The recent CrowdStrike Blue Screen of Death (BSOD) incident has raised significant concerns about the security and reliability of kernel-mode software, even when certified by trusted authorities. On July 19, 2024, a faulty update from CrowdStrike, a widely used cybersecurity provider, caused thousands of Windows machines worldwide to experience BSOD errors, affecting banks, airlines, TV broadcasters, and numerous other enterprises.
This incident highlights a critical issue that security managers must consider when assessing new software, particularly those operating in kernel mode.
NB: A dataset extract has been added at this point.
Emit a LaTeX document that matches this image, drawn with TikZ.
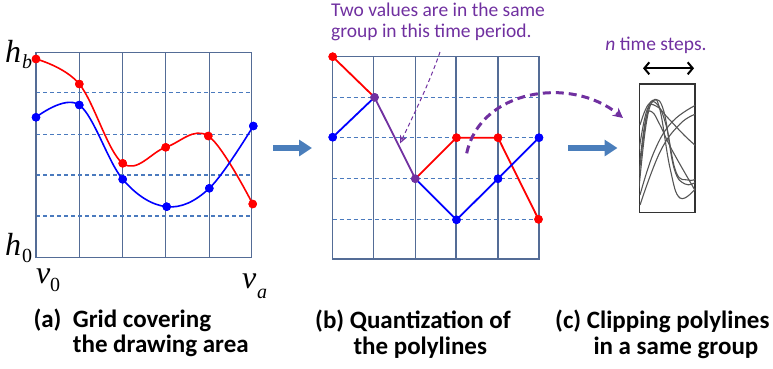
\documentclass[tikz,border=0pt]{standalone}
\usepackage{fontspec}
\setmainfont{Carlito}
\newfontfamily\tms{Liberation Serif}
\usetikzlibrary{arrows.meta}
\definecolor{gridc}{RGB}{84,108,150}
\definecolor{dashc}{RGB}{74,122,190}
\definecolor{purp}{RGB}{112,48,160}
\definecolor{arrowblue}{RGB}{74,126,187}
\definecolor{curvegray}{RGB}{85,85,85}
\begin{document}
\begin{tikzpicture}[x=1pt,y=-1pt,
  gridline/.style={draw=gridc, line width=1.3pt},
  dashline/.style={draw=dashc, line width=1.1pt, dash pattern=on 4pt off 3pt},
  dot/.style={circle, fill=#1, inner sep=0pt, minimum size=8.5pt},
  curveline/.style={draw=#1, line width=1.6pt},
  polyline/.style={draw=#1, line width=1.8pt},
  bigarrow/.style={draw=arrowblue, line width=5.5pt, -{Triangle[length=13pt,width=16pt]}},
  caption/.style={font=\fontsize{25}{25}\selectfont\bfseries, anchor=base west, inner sep=0pt},
  note/.style={font=\fontsize{19.5}{19.5}\selectfont, text=purp, anchor=base west, inner sep=0pt},
  mathlab/.style={font=\tms\fontsize{32}{32}\selectfont\itshape, anchor=base west, inner sep=0pt},
  sub/.style={font=\tms\fontsize{20}{20}\selectfont, anchor=base west, inner sep=0pt},
  gcurve/.style={draw=curvegray, line width=1.1pt}]
\useasboundingbox (0,0) rectangle (773,368);

% ---------- panel (a) grid ----------
\foreach \x in {79.3,122.7,165.7,209.3}
  \draw[gridline] (\x,52.7) -- (\x,257.7);
\foreach \y in {92.7,134.3,175,216}
  \draw[dashline] (36,\y) -- (251.7,\y);
\draw[gridline] (36,52.7) rectangle (251.7,257.7);

% dots (a)
\node[dot=red] (ra1) at (36,59) {};
\node[dot=red] (ra2) at (79.3,84) {};
\node[dot=red] (ra3) at (122.7,163.3) {};
\node[dot=red] (ra4) at (165.7,147.3) {};
\node[dot=red] (ra5) at (208.3,136) {};
\node[dot=red] (ra6) at (252.7,204) {};
\node[dot=blue] (ba1) at (36,117.3) {};
\node[dot=blue] (ba2) at (79.3,105) {};
\node[dot=blue] (ba3) at (122.7,179.3) {};
\node[dot=blue] (ba4) at (166.7,206.7) {};
\node[dot=blue] (ba5) at (209.3,188.3) {};
\node[dot=blue] (ba6) at (253.3,126) {};
\draw[curveline=red] plot[smooth, tension=0.6] coordinates {(ra1.center) (ra2.center) (ra3.center) (ra4.center) (ra5.center) (ra6.center)};
\draw[curveline=blue] plot[smooth, tension=0.6] coordinates {(ba1.center) (ba2.center) (ba3.center) (ba4.center) (ba5.center) (ba6.center)};
\foreach \n in {ra1,ra2,ra3,ra4,ra5,ra6} \fill[red] (\n.center) circle (4.3pt);
\foreach \n in {ba1,ba2,ba3,ba4,ba5,ba6} \fill[blue] (\n.center) circle (4.3pt);

% axis labels
\node[mathlab] (hb) at (5,62) {h};
\node[sub, font=\tms\itshape\fontsize{20}{20}\selectfont] (hbs) at (22,68) {b};
\node[mathlab] (h0) at (5,255) {h};
\node[sub] (h0s) at (22,262) {0};
\node[mathlab] (v0) at (36,283) {v};
\node[sub] (v0s) at (50,291) {0};
\node[mathlab] (va) at (242,288) {v};
\node[sub, font=\tms\itshape\fontsize{20}{20}\selectfont] (vas) at (257,298) {a};

% ---------- arrow a->b ----------
\coordinate (ab1) at (273,148);
\coordinate (ab2) at (312,148);
\draw[bigarrow] (ab1) -- (ab2);

% ---------- panel (b) grid ----------
\foreach \x in {373.3,415.3,456,498}
  \draw[gridline] (\x,56.7) -- (\x,259);
\foreach \y in {97.3,137.7,178.7,219.3}
  \draw[dashline] (332.7,\y) -- (539,\y);
\draw[gridline] (332.7,56.7) rectangle (539,259);

\node[dot=red] (rb1) at (332.7,56.7) {};
\node[dot=purp] (pb2) at (374.5,97.3) {};
\node[dot=purp] (pb3) at (415.3,178.7) {};
\node[dot=red] (rb4) at (456.5,137.7) {};
\node[dot=red] (rb5) at (498,137.7) {};
\node[dot=red] (rb6) at (538.5,219.3) {};
\node[dot=blue] (bb1) at (332.7,137.2) {};
\node[dot=blue] (bb4) at (456.5,219.8) {};
\node[dot=blue] (bb5) at (498,178.7) {};
\node[dot=blue] (bb6) at (539,137.7) {};
\draw[polyline=red] (rb1.center) -- (pb2.center);
\draw[polyline=red] (pb3.center) -- (rb4.center) -- (rb5.center) -- (rb6.center);
\draw[polyline=blue] (bb1.center) -- (pb2.center);
\draw[polyline=blue] (pb3.center) -- (bb4.center) -- (bb5.center) -- (bb6.center);
\draw[polyline=purp] (pb2.center) -- (pb3.center);
\foreach \n in {rb1,rb4,rb5,rb6} \fill[red] (\n.center) circle (4.3pt);
\foreach \n in {bb1,bb4,bb5,bb6} \fill[blue] (\n.center) circle (4.3pt);
\foreach \n in {pb2,pb3} \fill[purp] (\n.center) circle (4.3pt);

% note text
\node[note] (t1) at (331,16.5) {Two values are in the same};
\node[note] (t2) at (331,37) {group in this time period.};
\coordinate (pa1) at (440,52);
\coordinate (pa2) at (400,143.5);
\draw[purp, line width=1pt, dash pattern=on 4pt off 3pt, -{Stealth[open, length=8pt, width=7pt]}]
  (pa1) .. controls (429,84) and (414,114) .. (pa2);

% thick purple dashed arrow
\coordinate (pc1) at (466.7,153.3);
\coordinate (pc2) at (623,118);
\draw[purp, line width=3pt, dash pattern=on 8pt off 5pt, -{Stealth[length=10pt, width=10pt]}]
  (pc1) .. controls (480,90) and (570,75) .. (pc2);

% ---------- arrow b->c ----------
\coordinate (bc1) at (568,148);
\coordinate (bc2) at (617.5,148);
\draw[bigarrow] (bc1) -- (bc2);

% ---------- panel (c) ----------
\node[draw=black!80, line width=1.3pt, minimum width=55.7pt, minimum height=128.7pt, inner sep=0pt] (box) at (667.2,148.3) {};
\begin{scope}
\clip (639.3,84) rectangle (695,212.7);
\draw[gcurve] plot[smooth, tension=0.7] coordinates {(639,188) (646,125) (653,101) (660,110) (670,168) (680,198) (696,188)};
\draw[gcurve] plot[smooth, tension=0.7] coordinates {(639,176) (647,114) (655,100) (664,112) (674,168) (685,184) (696,182)};
\draw[gcurve] plot[smooth, tension=0.7] coordinates {(640,125) (648,105) (657,104) (666,125) (676,172) (688,180) (696,179)};
\draw[gcurve] plot[smooth, tension=0.7] coordinates {(639,150) (647,110) (656,106) (668,118) (684,135) (696,146)};
\draw[gcurve] plot[smooth, tension=0.7] coordinates {(640,195) (654,152) (672,122) (696,105)};
\draw[gcurve] plot[smooth, tension=0.7] coordinates {(640,205) (660,152) (680,124) (696,114)};
\draw[gcurve] plot[smooth, tension=0.7] coordinates {(640,160) (646,118) (652,112) (660,125) (672,150) (696,192)};
\end{scope}
\coordinate (da1) at (643,68.3);
\coordinate (da2) at (694,68.3);
\draw[line width=2pt, {Straight Barb[length=5pt,width=12pt]}-{Straight Barb[length=5pt,width=12pt]}] (da1) -- (da2);
\node[note, anchor=base] (nts) at (656,50.5) {\textit{n} time steps.};

% ---------- captions ----------
\node[caption] (ca0) at (33.3,327.5) {(a)};
\node[caption] (ca1) at (72.7,327.5) {Grid covering};
\node[caption] (ca2) at (72.7,352) {the drawing area};
\node[caption] (cb1) at (315,328) {(b) Quantization of};
\node[caption] (cb2) at (353.3,354) {the polylines};
\node[caption] (cc1) at (555,328) {(c) Clipping polylines};
\node[caption] (cc2) at (593.3,354) {in a same group};
\end{tikzpicture}
\end{document}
CrowdStrike's Falcon sensor, while signed by Microsoft's Windows Hardware Quality Labs (WHQL) as robust and trustworthy, includes components that are downloaded from the internet and not part of the WHQL certification process.
The CrowdStrike software operates as a boot-start driver in kernel mode, granting it extensive system access. It relies on externally downloaded updates to maintain quick turnaround times for malware definition updates. While the exact nature of these update files is unclear, they could potentially contain executable code for the driver or merely malware definition files. If these updates include executable code, it means unsigned code of unknown origin is running with full kernel-mode privileges, posing a significant security risk.
The recent BSOD incident suggests that the CrowdStrike driver may lack adequate resilience, with insufficient error checking and parameter validation. This became evident when a faulty update caused widespread system crashes, indicating that the software's error handling mechanisms could not prevent catastrophic failures.
For security managers, this incident serves as a stark reminder of the potential risks associated with kernel-mode software, even when it comes from reputable sources. It underscores the need for thorough assessments of such software, paying particular attention to:
1. Update mechanisms and their security implications
2. The scope of WHQL certification and what it does and does not cover
3. Error handling and system stability safeguards
4. The potential impact of software failures on critical systems
While CrowdStrike has since addressed the issue and provided fixes, the incident has caused significant disruptions across various sectors. It has also prompted discussions about balancing rapid threat response capabilities and system stability in cybersecurity solutions.
In conclusion, this event emphasises the importance of rigorous security assessments for kernel-mode software, regardless of its certifications or reputation. Security managers must carefully weigh the benefits of such software against the potential risks they introduce to system stability and security.